You need to find a way to mark your performance tests as such. (Consider, for instance, an NUnit Category.) And then run them in a quiet place to they have some repeatability. You’ll probably have to set aside their own machine. (Physical, if you can get it. Who knows what else is going on on that oversubscribed virtual machine.) And they’ll have to run one at a time. With careful bounds. Set up a script so that a network proxy always simulates 5% packet loss, 250ms round-trip time, and 5Mbps bandwidth. Always run it on a 2.5GHz CPU. Configure the machine to only use 4GB of RAM. Whatever it takes. Otherwise you’re just measuring everything else going on in the system.

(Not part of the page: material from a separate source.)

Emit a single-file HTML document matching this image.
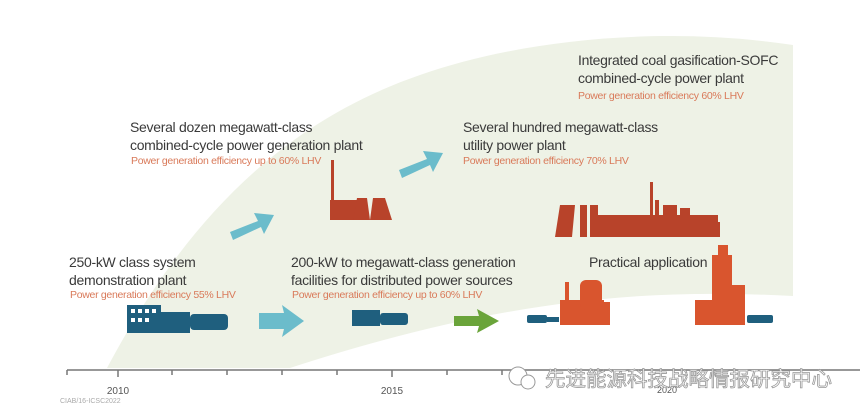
<!DOCTYPE html>
<html><head><meta charset="utf-8"><style>
body{margin:0;width:865px;height:417px;background:#fff;overflow:hidden;font-family:"Liberation Sans",sans-serif;position:relative}
.t{position:absolute;color:#3a3a3a;font-size:14px;line-height:18px;letter-spacing:-0.3px}
.o{position:absolute;color:#d97a5a;font-size:10.5px;letter-spacing:-0.3px}
svg{position:absolute;left:0;top:0}
</style></head><body>
<svg width="865" height="417">
<path d="M107,368 C170,250 260,130 420,75 C520,40 660,25 793,45 L793,296 C640,288 500,300 290,368 Z" fill="#eef2e6"/>
<g stroke="#777" stroke-width="1.5" fill="none">
<line x1="67" y1="370" x2="860" y2="370"/>
<line x1="67" y1="370" x2="67" y2="375"/><line x1="118" y1="370" x2="118" y2="377"/>
<line x1="172" y1="370" x2="172" y2="375"/><line x1="227" y1="370" x2="227" y2="375"/>
<line x1="282" y1="370" x2="282" y2="375"/><line x1="337" y1="370" x2="337" y2="375"/>
<line x1="392" y1="370" x2="392" y2="377"/><line x1="447" y1="370" x2="447" y2="375"/>
<line x1="502" y1="370" x2="502" y2="375"/>
</g>
<text x="118" y="394" font-size="10" fill="#555" text-anchor="middle" font-family="Liberation Sans">2010</text>
<text x="392" y="394" font-size="10" fill="#555" text-anchor="middle" font-family="Liberation Sans">2015</text>
<text x="667" y="393" font-size="9" fill="#555" text-anchor="middle" font-family="Liberation Sans">2020</text>
<text x="60" y="403" font-size="7" fill="#aaa" font-family="Liberation Sans">CIAB/16-ICSC2022</text>
<g fill="#6bbccb">
<path d="M230,232 L258,221 L254,213 L274,215 L264,234 L261,227 L233,240 Z"/>
<path d="M399,170 L427,159 L423,151 L443,153 L433,172 L430,165 L402,178 Z"/>
<path d="M259,313 L284,313 L282,305 L304,321 L282,337 L284,329 L259,329 Z"/>
</g>
<path d="M454,316 L479,316 L477,309 L499,321 L477,333 L479,326 L454,326 Z" fill="#6aa43a"/>
<g fill="#1f5f7e">
<rect x="127" y="305" width="34" height="28"/><rect x="160" y="312" width="30" height="21"/>
<rect x="190" y="314" width="38" height="16" rx="4"/>
<rect x="352" y="310" width="28" height="16"/><rect x="380" y="313" width="28" height="12" rx="3"/>
<rect x="527" y="315" width="20" height="8" rx="2"/><rect x="547" y="317" width="12" height="5"/>
<rect x="747" y="315" width="26" height="8" rx="2"/>
</g>
<g fill="#fff"><rect x="131" y="309" width="4" height="4"/><rect x="138" y="309" width="4" height="4"/><rect x="145" y="309" width="4" height="4"/><rect x="152" y="309" width="4" height="4"/><rect x="131" y="318" width="4" height="4"/><rect x="138" y="318" width="4" height="4"/><rect x="145" y="318" width="4" height="4"/></g>
<g fill="#b8432a">
<rect x="331" y="160" width="3" height="40"/><rect x="330" y="200" width="28" height="20"/>
<path d="M353,220 L357,198 L367,198 L370,220Z"/><path d="M370,220 L373,198 L385,198 L392,220Z"/>
<path d="M555,237 L560,205 L575,205 L572,237Z"/><rect x="580" y="205" width="7" height="32"/><rect x="590" y="205" width="8" height="32"/>
<rect x="598" y="215" width="120" height="22"/><rect x="650" y="182" width="3" height="55"/><rect x="655" y="200" width="4" height="37"/>
<rect x="663" y="205" width="14" height="32"/><rect x="680" y="208" width="10" height="29"/><rect x="690" y="222" width="30" height="15"/>
</g>
<g fill="#d9552e">
<rect x="560" y="300" width="44" height="25"/><rect x="565" y="282" width="4" height="20"/><rect x="580" y="280" width="22" height="30" rx="6"/>
<rect x="602" y="302" width="8" height="23"/>
<rect x="695" y="300" width="50" height="25"/><rect x="712" y="255" width="20" height="50"/><rect x="718" y="245" width="10" height="12"/>
<rect x="730" y="285" width="15" height="20"/>
</g>
<text x="545" y="386" font-size="20.5" fill="#fff" stroke="#999" stroke-width="0.8" font-family="Noto Sans CJK SC,sans-serif">先进能源科技战略情报研究中心</text>
<circle cx="518" cy="376" r="9" fill="#fff" stroke="#999"/><circle cx="528" cy="382" r="7" fill="#fff" stroke="#999"/>
</svg>
<div class="t" style="left:578px;top:51px">Integrated coal gasification-SOFC<br>combined-cycle power plant</div>
<div class="o" style="left:578px;top:90px">Power generation efficiency 60% LHV</div>
<div class="t" style="left:130px;top:118px">Several dozen megawatt-class<br>combined-cycle power generation plant</div>
<div class="o" style="left:131px;top:155px">Power generation efficiency up to 60% LHV</div>
<div class="t" style="left:463px;top:118px">Several hundred megawatt-class<br>utility power plant</div>
<div class="o" style="left:463px;top:155px">Power generation efficiency 70% LHV</div>
<div class="t" style="left:69px;top:253px">250-kW class system<br>demonstration plant</div>
<div class="o" style="left:70px;top:289px">Power generation efficiency 55% LHV</div>
<div class="t" style="left:291px;top:253px">200-kW to megawatt-class generation<br>facilities for distributed power sources</div>
<div class="o" style="left:292px;top:289px">Power generation efficiency up to 60% LHV</div>
<div class="t" style="left:589px;top:253px">Practical application</div>
</body></html>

Performance is a Probability Distribution

Even with the best of preparation, it’s common for the same test on the same data to yield performance numbers that differ by large numbers — 10-100% is common, especially on virtualized hardware. It may also be unreasonably difficult to always test on the same hardware. Instead of having a performance test “fail” because it’s too slow, instead log one or more figures into a central database, along with the machine configuration and information about the dataset being tested. Then monitor this database for any test that jumps out of a band you determine empirically — perhaps one or two standard deviations.

Depending on what in your system you’re measuring, you may want to look at more than just an average number. If your average query time for a typical user request is 10ms, but 5% of them take 4000ms, this might not be okay. In this case, you may want to actually calculate some distribution of results, say the P10/P50/P90 of the last 10 days of results, and judge based on that.